Downtown Brooklyn, overlooking the Fulton Street Mall

The developer of a planned mixed-use project at 80 Flatbush in Downtown Brooklyn has reached an agreement with local residents who had worked to stop the project through the courts, clearing a path forward for a skyline-altering tower.

Alloy Development settled with 400 & 500 State Street Block Association in Manhattan Supreme Court, Curbed reports. The project features two towers that will reach 840 and 510 feet, respectively. The association filed a lawsuit this summer, claiming that approved upzoning that was allowing the project to go ahead was “unlawful and constitutionally impermissible.”

The City Council approved Alloy’s plans to build two towers at 80 Flatbush a year ago, after the developer agreed to cut its size down by 130K SF and reduce their height, Crain’s New York Business reported at the time.

It appeared as if the project was moving forward, but the association filed suit last July, naming City Council, the City Planning Commission, the New York City Educational Construction Fund and Alloy Development as defendants and calling for the upzoning to be annulled, per Curbed.

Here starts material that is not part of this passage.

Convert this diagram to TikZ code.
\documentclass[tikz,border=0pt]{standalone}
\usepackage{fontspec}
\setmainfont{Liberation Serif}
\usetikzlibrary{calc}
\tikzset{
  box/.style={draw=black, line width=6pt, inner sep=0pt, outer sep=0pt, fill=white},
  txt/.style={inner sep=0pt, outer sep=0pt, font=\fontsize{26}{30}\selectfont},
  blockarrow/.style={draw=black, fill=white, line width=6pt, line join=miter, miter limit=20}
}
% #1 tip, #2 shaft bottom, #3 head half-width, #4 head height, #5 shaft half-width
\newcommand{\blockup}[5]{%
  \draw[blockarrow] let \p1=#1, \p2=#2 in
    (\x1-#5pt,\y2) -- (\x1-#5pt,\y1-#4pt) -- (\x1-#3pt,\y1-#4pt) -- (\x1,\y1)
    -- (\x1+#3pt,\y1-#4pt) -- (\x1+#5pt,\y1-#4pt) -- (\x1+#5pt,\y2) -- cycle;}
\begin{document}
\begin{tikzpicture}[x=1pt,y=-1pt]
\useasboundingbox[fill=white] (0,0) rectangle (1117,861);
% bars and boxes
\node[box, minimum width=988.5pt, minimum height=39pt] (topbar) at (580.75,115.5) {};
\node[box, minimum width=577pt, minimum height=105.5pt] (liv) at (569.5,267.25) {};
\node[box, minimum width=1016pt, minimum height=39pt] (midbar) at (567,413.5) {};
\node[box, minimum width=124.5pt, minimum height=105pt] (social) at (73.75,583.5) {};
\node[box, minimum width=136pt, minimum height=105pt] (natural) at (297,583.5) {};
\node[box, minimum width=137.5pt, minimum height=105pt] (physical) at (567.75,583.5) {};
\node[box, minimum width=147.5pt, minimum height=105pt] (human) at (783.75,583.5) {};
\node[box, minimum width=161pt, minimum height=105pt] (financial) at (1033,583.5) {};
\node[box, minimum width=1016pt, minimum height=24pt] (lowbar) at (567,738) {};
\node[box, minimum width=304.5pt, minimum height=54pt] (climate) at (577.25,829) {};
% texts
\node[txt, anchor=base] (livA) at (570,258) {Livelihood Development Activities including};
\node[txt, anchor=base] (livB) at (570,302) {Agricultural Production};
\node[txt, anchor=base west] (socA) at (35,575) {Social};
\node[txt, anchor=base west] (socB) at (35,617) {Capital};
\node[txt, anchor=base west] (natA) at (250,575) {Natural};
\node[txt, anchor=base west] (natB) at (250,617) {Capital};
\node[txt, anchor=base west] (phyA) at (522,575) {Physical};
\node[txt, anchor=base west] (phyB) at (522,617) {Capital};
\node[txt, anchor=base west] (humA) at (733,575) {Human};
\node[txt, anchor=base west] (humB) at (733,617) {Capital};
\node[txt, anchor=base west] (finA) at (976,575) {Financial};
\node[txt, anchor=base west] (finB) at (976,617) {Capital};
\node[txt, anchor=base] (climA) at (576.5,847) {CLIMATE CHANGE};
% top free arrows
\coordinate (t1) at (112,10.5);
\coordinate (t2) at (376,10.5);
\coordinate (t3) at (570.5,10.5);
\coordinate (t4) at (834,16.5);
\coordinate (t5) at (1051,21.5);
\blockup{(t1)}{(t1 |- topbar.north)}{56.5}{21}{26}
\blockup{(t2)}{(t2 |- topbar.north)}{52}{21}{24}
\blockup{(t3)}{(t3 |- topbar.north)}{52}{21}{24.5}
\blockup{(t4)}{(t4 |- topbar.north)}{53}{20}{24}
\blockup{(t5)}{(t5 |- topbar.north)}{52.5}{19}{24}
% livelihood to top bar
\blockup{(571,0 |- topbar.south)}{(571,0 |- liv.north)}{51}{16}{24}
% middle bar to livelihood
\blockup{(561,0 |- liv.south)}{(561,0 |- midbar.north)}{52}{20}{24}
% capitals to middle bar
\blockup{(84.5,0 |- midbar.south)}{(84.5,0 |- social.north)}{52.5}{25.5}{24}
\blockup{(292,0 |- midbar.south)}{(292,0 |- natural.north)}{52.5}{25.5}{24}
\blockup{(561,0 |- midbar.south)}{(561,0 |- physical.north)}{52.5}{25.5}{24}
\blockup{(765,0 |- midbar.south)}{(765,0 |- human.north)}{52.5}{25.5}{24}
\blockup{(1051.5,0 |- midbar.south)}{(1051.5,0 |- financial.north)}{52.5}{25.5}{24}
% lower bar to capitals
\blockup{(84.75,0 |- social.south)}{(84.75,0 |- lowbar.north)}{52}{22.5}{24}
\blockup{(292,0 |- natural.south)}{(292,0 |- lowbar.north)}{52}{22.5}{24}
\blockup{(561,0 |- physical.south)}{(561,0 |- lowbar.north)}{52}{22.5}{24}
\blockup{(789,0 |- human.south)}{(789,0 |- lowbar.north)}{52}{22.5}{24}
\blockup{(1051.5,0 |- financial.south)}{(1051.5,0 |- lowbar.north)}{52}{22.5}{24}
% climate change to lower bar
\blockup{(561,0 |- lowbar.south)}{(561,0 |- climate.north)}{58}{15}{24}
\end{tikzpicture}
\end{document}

Alloy and the association have now fully resolved the dispute, according to a letter Alloy’s attorney wrote to Supreme Court Judge Melissa Crane. Both parties have agreed to stop all action. The project will ultimately feature 900 units, 200 of which will be affordable, along with office and retail space.

Alloy agreed to run air quality monitoring for construction dust throughout construction, to share its construction plans and to run “noise minimization measures,” according to the website.

“We’re pleased to honor our commitment to establish a Community Benefits Agreement with our neighbors,” an Alloy spokesperson said in a statement, adding that demolition is now underway. "We look forward to starting vertical construction next spring, and to ultimately following through on our promise to deliver 200 units of permanently affordable housing and two new public schools in Downtown Brooklyn.”